Gabriele Fischer: Vielleicht bin ich manchmal ungeduldig, aber ich kann auch verstehen, warum die Veränderung vielen so schwerfällt. Wir waren in Deutschland in der Industriegesellschaft ganz weit vorne, sind jetzt unter einem starken Druck und nicht eben berühmt dafür, dass wir mit Veränderungen gut umgehen können. brand eins versucht deshalb immer wieder Argumente dafür zu liefern, dass ein Veränderungsprozess nichts Schlechtes sein muss und am Ende etwas Besseres entstehen kann. Wütend machen mich Systeme wie Hartz IV, weil sie dafür sorgen, dass Menschen damit beschäftigt werden, andere Menschen rund um die Uhr zu kontrollieren. Dabei könnte es so einfach sein, immerhin hat sich die Gesellschaft längst damit abgefunden, dass wir für Hartz IV zahlen. Die offene Frage ist: Akzeptieren wir das nur, wenn die Betroffenen im Gegenzug gedemütigt werden?

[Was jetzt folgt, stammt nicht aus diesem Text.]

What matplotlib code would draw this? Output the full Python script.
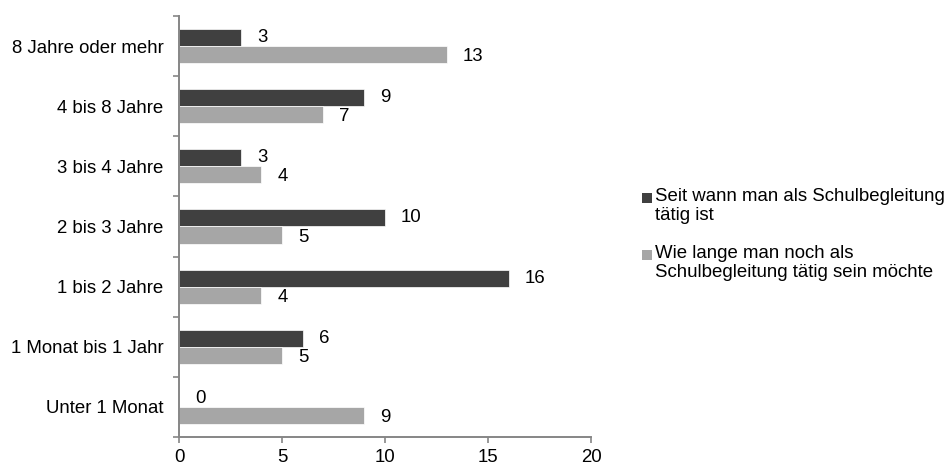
import matplotlib.pyplot as plt
import numpy as np
from matplotlib.patches import Rectangle

plt.rcParams['font.family'] = ['Liberation Sans', 'DejaVu Sans']

categories = ['Unter 1 Monat', '1 Monat bis 1 Jahr', '1 bis 2 Jahre', '2 bis 3 Jahre',
              '3 bis 4 Jahre', '4 bis 8 Jahre', '8 Jahre oder mehr']
seit_wann = [0, 6, 16, 10, 3, 9, 3]
wie_lange = [9, 5, 4, 5, 4, 7, 13]
series_labels = ['Seit wann man als Schulbegleitung\ntätig ist',
                 'Wie lange man noch als\nSchulbegleitung tätig sein möchte']

dark = '#404040'
light = '#a6a6a6'
axis_grey = '#868686'
fs = 13.4

W, H = 946, 466
fig = plt.figure(figsize=(W / 100, H / 100), dpi=100)
ax = fig.add_axes([179 / W, 1 - 437 / H, 412 / W, 421 / H])

y = np.arange(len(categories))
h = 0.285
ax.barh(y + h / 2, seit_wann, height=h, color=dark, edgecolor='white', linewidth=0.5)
ax.barh(y - h / 2, wie_lange, height=h, color=light, edgecolor='white', linewidth=0.5)

# value labels just right of each bar end
for yi, v in zip(y, seit_wann):
    ax.annotate(str(v), (v, yi + h / 2), xytext=(16, 0), textcoords='offset pixels',
                ha='left', va='center', fontsize=fs)
for yi, v in zip(y, wie_lange):
    ax.annotate(str(v), (v, yi - h / 2), xytext=(16, -2), textcoords='offset pixels',
                ha='left', va='center', fontsize=fs)

ax.set_xlim(0, 20)
ax.set_ylim(-0.5, len(categories) - 0.5)
ax.set_xticks([0, 5, 10, 15, 20])
ax.set_yticks(np.arange(-0.5, len(categories), 1.0))
ax.set_yticklabels([])
ax.set_yticks(y, minor=True)
ax.set_yticklabels(categories, minor=True)
ax.tick_params(axis='y', which='minor', length=0, pad=11, labelsize=fs)
ax.tick_params(axis='y', which='major', length=4, color=axis_grey, width=1.2)
ax.tick_params(axis='x', length=4, color=axis_grey, width=1.2, labelsize=fs, pad=5)

for side in ['top', 'right']:
    ax.spines[side].set_visible(False)
for side in ['left', 'bottom']:
    ax.spines[side].set_color(axis_grey)
    ax.spines[side].set_linewidth(1.4)

# legend: square marker aligned with the first line of each entry
legend_rows = [(198, dark, series_labels[0]), (255, light, series_labels[1])]
for ypx, col, text in legend_rows:
    fig.patches.append(Rectangle((642 / W, 1 - (ypx + 5) / H), 10 / W, 10 / H,
                                 transform=fig.transFigure, facecolor=col,
                                 edgecolor='none'))
    fig.text(655 / W, 1 - (ypx - 10) / H, text, fontsize=fs, ha='left', va='top',
             linespacing=1.12)

fig.savefig('out.png', dpi=100)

Wir müssen alle etwas tun, um den Wandel zu gestalten – aber was?

Gabriele Fischer: Es ist unumstritten, dass wir in Sachen Bildung jede Menge zu tun haben. Die Diskussion wabert mir allerdings ein wenig zu sehr um die Frage herum, ob denn genug junge Menschen Abitur machen und studieren können. Wichtiger scheint mir, Bildung grundsätzlich neu zu denken – weg vom Wissen ansammeln, hin zu einer Ausbildung, die Menschen darin trainiert, mit Wissen umzugehen. Und das wird für den Bäcker so wichtig wie für den Biochemiker. Wir müssten lernen, aus der Zukunft über die Gegenwart zu denken – und sollten aufhören, wie die Politik aus der Gegenwart auf die Vergangenheit zu starren.